Question

A stone of mass 150g is rotated in a horizontal circle at 10m/s which is attached to the end of a 1m long. what will be the acceleration of the stone and it's centripetal force?​

Answer 1

force is mass multiply by acceleration so it will be 150 multiply by 10 is 1500N

Answer 2

Answer:

Acceleration: $100\; {\rm m\cdot s^{-2}}$ assuming that the radius of the rotation is $1\; {\rm m}$.

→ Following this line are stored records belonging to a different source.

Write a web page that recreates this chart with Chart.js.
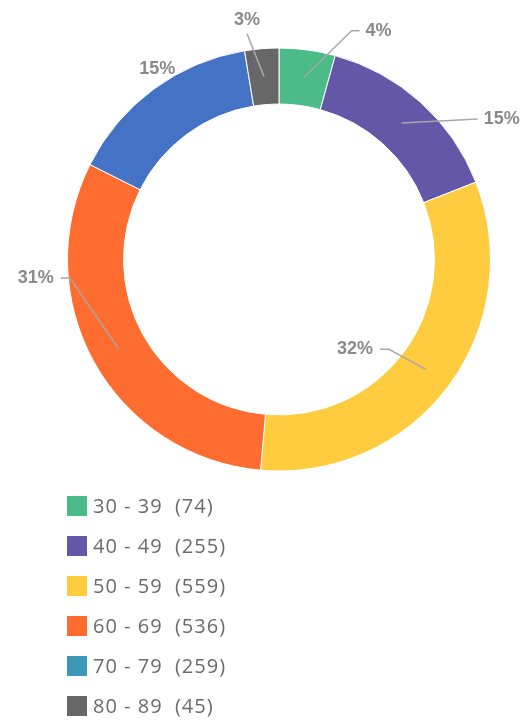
<!DOCTYPE html>
<html>
<head>
<meta charset="utf-8">
<script src="https://cdn.jsdelivr.net/npm/chart.js@4/dist/chart.umd.min.js"></script>
<style>
  html, body { margin: 0; padding: 0; background: #fff; }
  #wrap { width: 526px; height: 724px; }
</style>
</head>
<body>
<div id="wrap"><canvas id="ageChart" width="526" height="724"></canvas></div>
<script>
// data
const ageGroups = ['30 - 39', '40 - 49', '50 - 59', '60 - 69', '70 - 79', '80 - 89'];
const counts = [74, 255, 559, 536, 259, 45];
const sliceColors = ['#4bbb88', '#6457a8', '#ffcc40', '#ff6c30', '#4472c4', '#676767'];
// legend swatch for 70-79 differs from its slice in the original
const legendColors = ['#4bbb88', '#6457a8', '#ffcc40', '#ff6c30', '#3d97b6', '#676767'];

// label placement: offset of line end from slice middle, plus how the text sits
const labelSpots = [
    { dx: 48, dy: -47, tail: 8, side: 'right' },
    { dx: 76, dy: -4, tail: 0, side: 'right' },
    { dx: -37, dy: -20, tail: -9, side: 'left' },
    { dx: -49, dy: -71, tail: -9, side: 'left' },
    { dx: -13, dy: -43, tail: 0, side: 'none' },
    { dx: -17, dy: -43, tail: 0, side: 'top' }
];

const total = counts.reduce((a, b) => a + b, 0);

const outsideLabels = {
    id: 'outsideLabels',
    afterDatasetsDraw(chart) {
        const ctx = chart.ctx;
        const meta = chart.getDatasetMeta(0);
        ctx.save();
        ctx.font = 'bold 18px "Liberation Sans"';
        ctx.textBaseline = 'middle';
        meta.data.forEach((arc, i) => {
            const p = arc.getProps(['x', 'y', 'startAngle', 'endAngle', 'innerRadius', 'outerRadius'], true);
            const mid = (p.startAngle + p.endAngle) / 2;
            const r = (p.innerRadius + p.outerRadius) / 2;
            const sx = p.x + Math.cos(mid) * r;
            const sy = p.y + Math.sin(mid) * r;
            const s = labelSpots[i];
            const ex = sx + s.dx, ey = sy + s.dy;
            const txt = Math.round(counts[i] / total * 100) + '%';
            ctx.fillStyle = '#8a8a8a';
            if (s.side === 'none') {
                ctx.textAlign = 'center';
                ctx.fillText(txt, ex, ey);
                return;
            }
            ctx.strokeStyle = '#a8a8a8';
            ctx.lineWidth = 1.5;
            ctx.beginPath();
            ctx.moveTo(sx, sy);
            ctx.lineTo(ex, ey);
            ctx.lineTo(ex + s.tail, ey);
            ctx.stroke();
            if (s.side === 'right') {
                ctx.textAlign = 'left';
                ctx.fillText(txt, ex + s.tail + 6, ey);
            } else if (s.side === 'left') {
                ctx.textAlign = 'right';
                ctx.fillText(txt, ex + s.tail - 7, ey);
            } else {
                ctx.textAlign = 'center';
                ctx.fillText(txt, ex, ey - 14);
            }
        });
        ctx.restore();
    }
};

const listLegend = {
    id: 'listLegend',
    afterDraw(chart) {
        const ctx = chart.ctx;
        ctx.save();
        ctx.font = '20px "Open Sans"';
        ctx.letterSpacing = '1px';
        ctx.textBaseline = 'middle';
        ctx.textAlign = 'left';
        ageGroups.forEach((g, i) => {
            const y = 506 + i * 40;
            ctx.fillStyle = legendColors[i];
            ctx.fillRect(67, y - 10, 20, 20);
            ctx.fillStyle = '#6a6a6a';
            ctx.fillText(g + '  (' + counts[i] + ')', 93, y + 1);
        });
        ctx.restore();
    }
};

const ctx = document.getElementById('ageChart').getContext('2d');
new Chart(ctx, {
    type: 'doughnut',
    data: {
        labels: ageGroups,
        datasets: [{
            data: counts,
            backgroundColor: sliceColors,
            borderColor: '#ffffff',
            borderWidth: 1
        }]
    },
    options: {
        responsive: false,
        animation: false,
        cutout: '73.5%',
        layout: { padding: { left: 67, right: 35, top: 47, bottom: 252 } },
        plugins: {
            legend: { display: false },
            tooltip: { enabled: false }
        }
    },
    plugins: [outsideLabels, listLegend]
});
</script>
</body>
</html>
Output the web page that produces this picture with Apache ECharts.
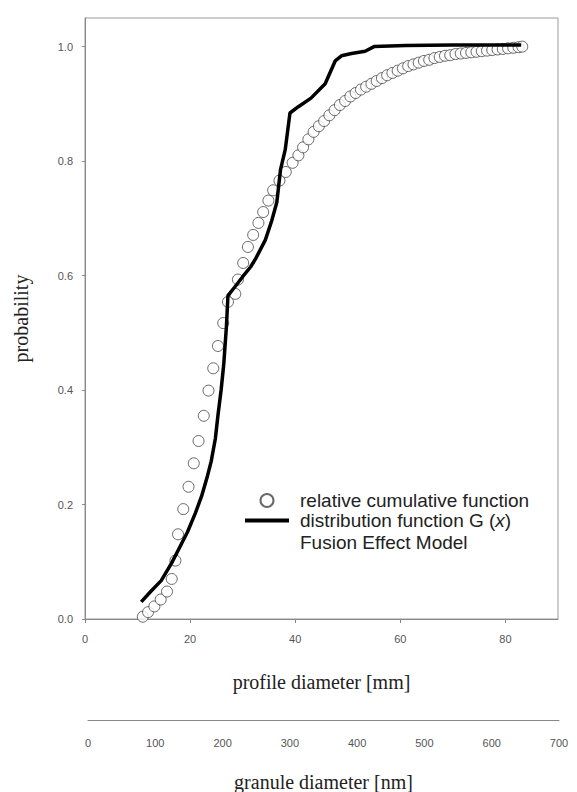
<!DOCTYPE html>
<html>
<head>
<meta charset="utf-8">
<title>probability</title>
<script src="https://cdn.jsdelivr.net/npm/echarts@6/dist/echarts.min.js"></script>
<style>
html, body { margin: 0; padding: 0; background: #fff; }
#chart { width: 577px; height: 792px; }
</style>
</head>
<body>
<div id="chart"></div>
<script>
// relative cumulative function (open circles)
const cumX = [11.0, 12.0, 13.2, 14.4, 15.6, 16.5, 17.2, 17.7, 18.7, 19.7, 20.7, 21.6, 22.6, 23.5, 24.4, 25.3, 26.3, 27.2, 28.6, 29.1,
	30.1, 31.0, 32.0, 33.0, 33.9, 34.9, 35.8, 37.0, 38.2, 39.5, 40.6, 41.5, 42.5, 43.5, 44.5, 45.5, 46.5, 47.5, 48.5, 49.5,
	50.5, 51.5, 52.5, 53.5, 54.5, 55.5, 56.5, 57.5, 58.5, 59.5, 60.5, 61.5, 62.5, 63.5, 64.5, 65.5, 66.5, 67.5, 68.5, 69.5,
	70.5, 71.5, 72.5, 73.5, 74.5, 75.5, 76.5, 77.5, 78.5, 79.5, 80.5, 81.5, 82.5, 83.2];
const cumY = [0.004, 0.012, 0.022, 0.034, 0.048, 0.070, 0.102, 0.148, 0.192, 0.231, 0.272, 0.311, 0.355, 0.399, 0.438, 0.477, 0.517, 0.554, 0.568, 0.593,
	0.622, 0.650, 0.671, 0.692, 0.711, 0.731, 0.749, 0.766, 0.781, 0.797, 0.810, 0.824, 0.838, 0.851, 0.861, 0.870, 0.880, 0.889, 0.898, 0.905,
	0.913, 0.919, 0.925, 0.930, 0.935, 0.940, 0.945, 0.950, 0.954, 0.958, 0.962, 0.966, 0.969, 0.972, 0.975, 0.977, 0.980, 0.982, 0.984, 0.985,
	0.987, 0.988, 0.989, 0.990, 0.991, 0.992, 0.993, 0.994, 0.995, 0.996, 0.997, 0.998, 0.999, 1.000];

// distribution function G(x) - Fusion Effect Model
const gX = [10.7, 12.5, 14.5, 16.5, 18.0, 19.5, 21.0, 22.2, 23.3, 24.0, 24.8, 25.3, 25.9, 26.4, 26.9, 27.2, 28.5, 30.0, 31.5, 32.5,
	34.3, 35.5, 36.5, 37.2, 38.1, 39.0, 40.6, 43.0, 45.7, 47.6, 48.8, 50.7, 53.3, 55.0, 61.0, 70.0, 83.0];
const gY = [0.030, 0.048, 0.067, 0.098, 0.125, 0.152, 0.185, 0.215, 0.250, 0.275, 0.315, 0.356, 0.400, 0.445, 0.510, 0.565, 0.580, 0.598, 0.615, 0.630,
	0.662, 0.695, 0.728, 0.785, 0.820, 0.884, 0.895, 0.910, 0.935, 0.975, 0.984, 0.988, 0.992, 1.000, 1.002, 1.003, 1.003];

// tick labels
const mmTicks = [0, 20, 40, 60, 80];
const nmTicks = [0, 100, 200, 300, 400, 500, 600, 700];
const probTicks = [0, 0.2, 0.4, 0.6, 0.8, 1.0];

const chart = echarts.init(document.getElementById("chart"), null, { renderer: "svg" });

const tickFont = { color: "#555", fontSize: 11, fontFamily: "Liberation Sans, Arial, sans-serif" };
const titleFont = { color: "#222", fontSize: 20, fontFamily: "Liberation Serif, Times New Roman, serif" };
const legendFont = "Liberation Sans, Arial, sans-serif";

const option = {
	animation: false,
	backgroundColor: "#fff",
	grid: [
		{ left: 85, right: 19, top: 18, bottom: 173, show: true, borderColor: "#999", borderWidth: 1 },
		// second scale for granule diameter
		{ left: 88, right: 18, top: 720, height: 1 }
	],
	xAxis: [
		{
			type: "value",
			gridIndex: 0,
			min: 0,
			max: 90,
			interval: 20,
			name: "profile diameter [mm]",
			nameLocation: "middle",
			nameGap: 53,
			nameTextStyle: titleFont,
			splitLine: { show: false },
			axisLine: { lineStyle: { color: "#888" } },
			axisTick: { length: 4, lineStyle: { color: "#888" } },
			axisLabel: {
				...tickFont,
				margin: 14,
				showMaxLabel: false,
				formatter: (v) => (mmTicks.includes(v) ? String(v) : "")
			}
		},
		{
			type: "value",
			gridIndex: 1,
			min: 0,
			max: 700,
			interval: 100,
			position: "bottom",
			name: "granule diameter [nm]",
			nameLocation: "middle",
			nameGap: 52,
			nameTextStyle: titleFont,
			splitLine: { show: false },
			axisLine: { lineStyle: { color: "#888" } },
			axisTick: { show: false },
			axisLabel: {
				...tickFont,
				margin: 17,
				formatter: (v) => (nmTicks.includes(v) ? String(v) : "")
			}
		}
	],
	yAxis: [
		{
			type: "value",
			gridIndex: 0,
			min: 0,
			max: 1.05,
			interval: 0.2,
			name: "probability",
			nameLocation: "middle",
			nameGap: 54,
			nameTextStyle: titleFont,
			splitLine: { show: false },
			axisLine: { lineStyle: { color: "#888" } },
			axisTick: { length: 3, lineStyle: { color: "#888" } },
			axisLabel: {
				...tickFont,
				margin: 12,
				showMaxLabel: false,
				formatter: (v) => (probTicks.some((t) => Math.abs(t - v) < 1e-6) ? v.toFixed(1) : "")
			}
		},
		{ type: "value", gridIndex: 1, show: false, min: 0, max: 1 }
	],
	legend: {
		orient: "vertical",
		left: 245,
		top: 491,
		padding: 0,
		itemWidth: 44,
		itemHeight: 13,
		itemGap: 1,
		selectedMode: false,
		textStyle: {
			color: "#222",
			fontSize: 19,
			fontFamily: legendFont,
			padding: [0, 0, 0, 6],
			rich: {
				i: { fontStyle: "italic", fontSize: 19, fontFamily: legendFont, color: "#222" }
			}
		},
		formatter: (name) => (name === "distribution function G (x)" ? "distribution function G ({i|x})" : name),
		data: [
			{ name: "relative cumulative function", icon: "circle" },
			// plain thick bar, no marker in the middle
			{ name: "distribution function G (x)", icon: "path://M0 0H44V4H0Z" }
		]
	},
	graphic: [
		{
			type: "text",
			left: 300,
			top: 533,
			style: { text: "Fusion Effect Model", fontSize: 19, fontFamily: legendFont, fill: "#222" }
		}
	],
	series: [
		{
			name: "relative cumulative function",
			type: "scatter",
			xAxisIndex: 0,
			yAxisIndex: 0,
			symbol: "circle",
			symbolSize: 11,
			itemStyle: { color: "#fff", borderColor: "#444", borderWidth: 1 },
			data: cumX.map((x, i) => [x, cumY[i]])
		},
		{
			name: "distribution function G (x)",
			type: "line",
			xAxisIndex: 0,
			yAxisIndex: 0,
			showSymbol: false,
			symbol: "none",
			lineStyle: { color: "#000", width: 3.5 },
			itemStyle: { color: "#000" },
			data: gX.map((x, i) => [x, gY[i]])
		}
	]
};

chart.setOption(option);
</script>
</body>
</html>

Centripetal force: $15\; {\rm N}$.

Explanation:

In a circular motion, if the tangential velocity is $v$ and the radius of the motion is $r$, the centripetal acceleration of the motion would be $a = (v^{2} / r)$.

In this question, it is implied that for this circular motion, $v = 10\; {\rm m\cdot s^{-1}}$ while $r = 1\; {\rm m}$. Thus, the (centripetal) acceleration would be:

$\begin{aligned} a &= \frac{v^{2}}{r} \\ &= \frac{(10\; {\rm m\cdot s^{-2}})^{2}}{1\; {\rm m}} \\ &= 100\; {\rm m \cdot s^{-2}}\end{aligned}$.

Note that the unit of mass in this question is gram, whereas the standard unit for mass should be ${\rm kg}$ (so as to leverage the fact that $1\; {\rm N} = 1\; {\rm kg \cdot m \cdot s^{-2}}$.) Apply unit conversion: $m = 150\; {\rm g} = 0.150\; {\rm kg}$.

Using that fact that $(\text{net force}) = (\text{mass}) \, (\text{acceleration})$:

$\begin{aligned} (\text{net force}) &= (\text{mass}) \, (\text{acceleration}) \\ &= 0.150\; {\rm kg} \times 100\; {\rm m\cdot s^{-2}} \\ &= 15\; {\rm kg \cdot m \cdot s^{-2}} \\ &= 15\; {\rm N}\end{aligned}$.